How do you derive the formula for centripetal force?

The formula for centripetal force is derived from Newton's second law of motion and the definition of acceleration.

To understand the derivation of the formula for centripetal force, we need to start with Newton's second law of motion, which states that the force acting on an object is equal to the mass of the object multiplied by its acceleration (F = ma). In the case of circular motion, the acceleration is centripetal acceleration, which is directed towards the centre of the circle.

Centripetal acceleration is given by the formula a = v²/r, where v is the velocity of the object and r is the radius of the circle. This formula comes from the definition of acceleration as the rate of change of velocity. In circular motion, the direction of the velocity is constantly changing (even if its magnitude, the speed, remains constant), which means there is always an acceleration towards the centre of the circle.

Substituting the formula for centripetal acceleration into Newton's second law gives F = m(v²/r). This is the formula for centripetal force, which tells us that the force required to keep an object moving in a circle is proportional to the mass of the object, the square of its velocity, and inversely proportional to the radius of the circle.

It's important to note that centripetal force is not a new kind of force, but rather the name given to the force or combination of forces that act towards the centre of the circle to keep an object moving in circular motion.
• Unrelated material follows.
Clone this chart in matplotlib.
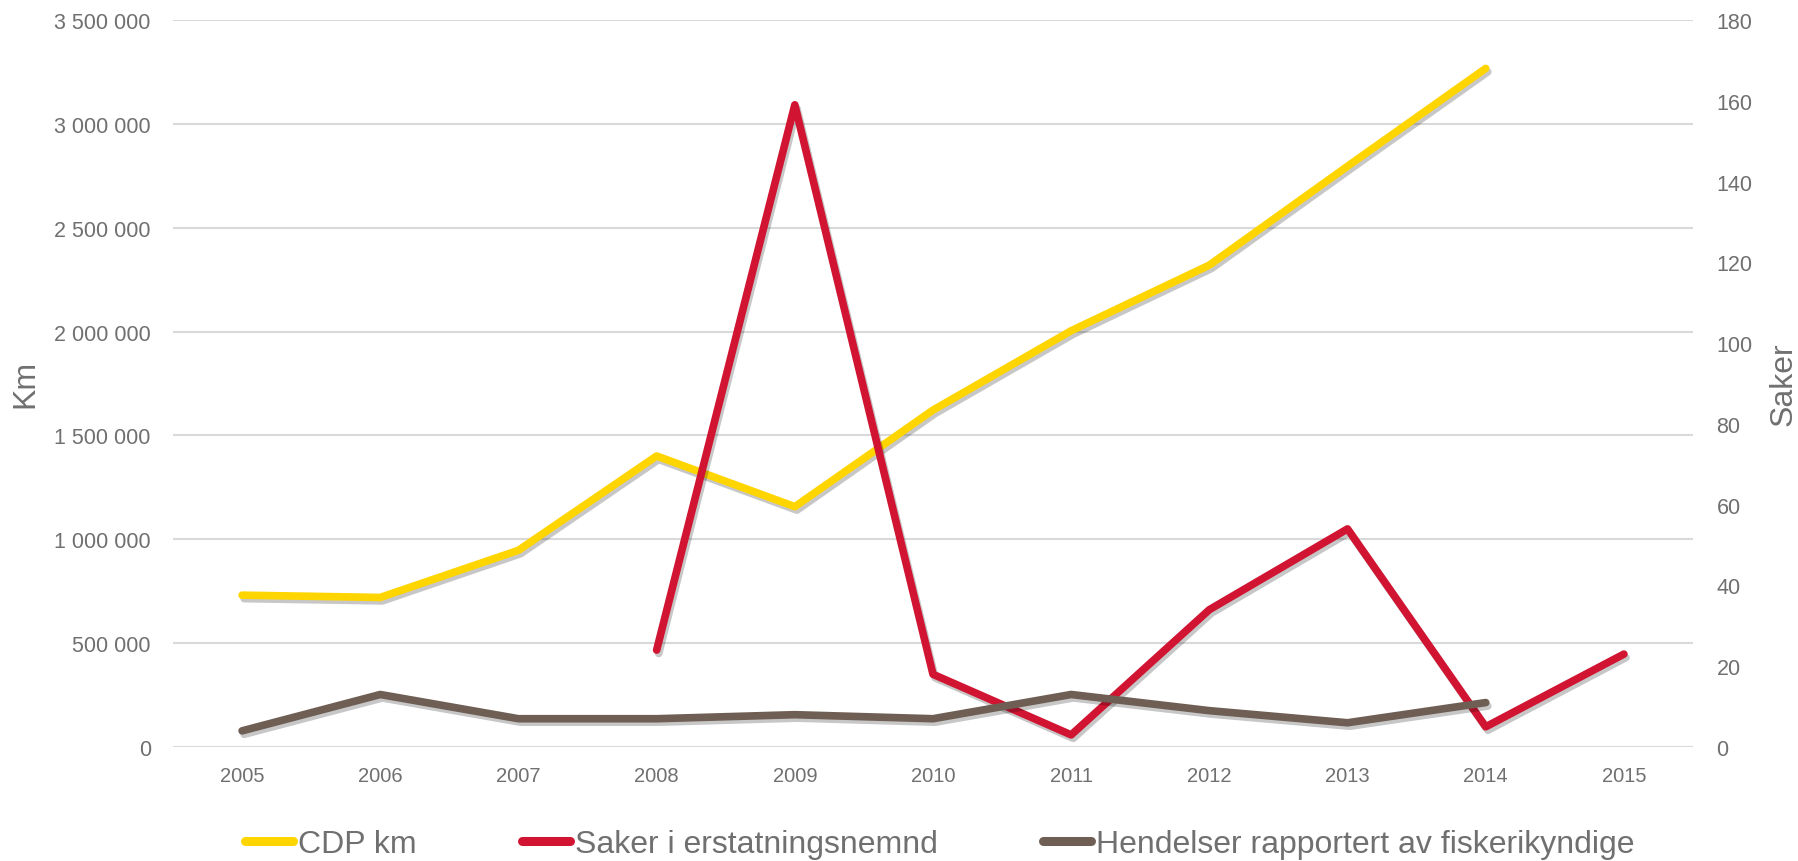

This could be tension in a string, gravitational force, friction, or any other force depending on the situation. The direction of the centripetal force is always towards the centre of the circle, which is why it's often described as a 'centre-seeking' force.

IB Physics Tutor Summary: The formula for centripetal force, F = m(v²/r), is derived by combining Newton's second law (F = ma) with the formula for centripetal acceleration (a = v²/r). This shows that the force keeping an object moving in a circle depends on its mass, speed squared, and the circle's radius. Centripetal force isn't a new type, but a force acting towards the circle's centre.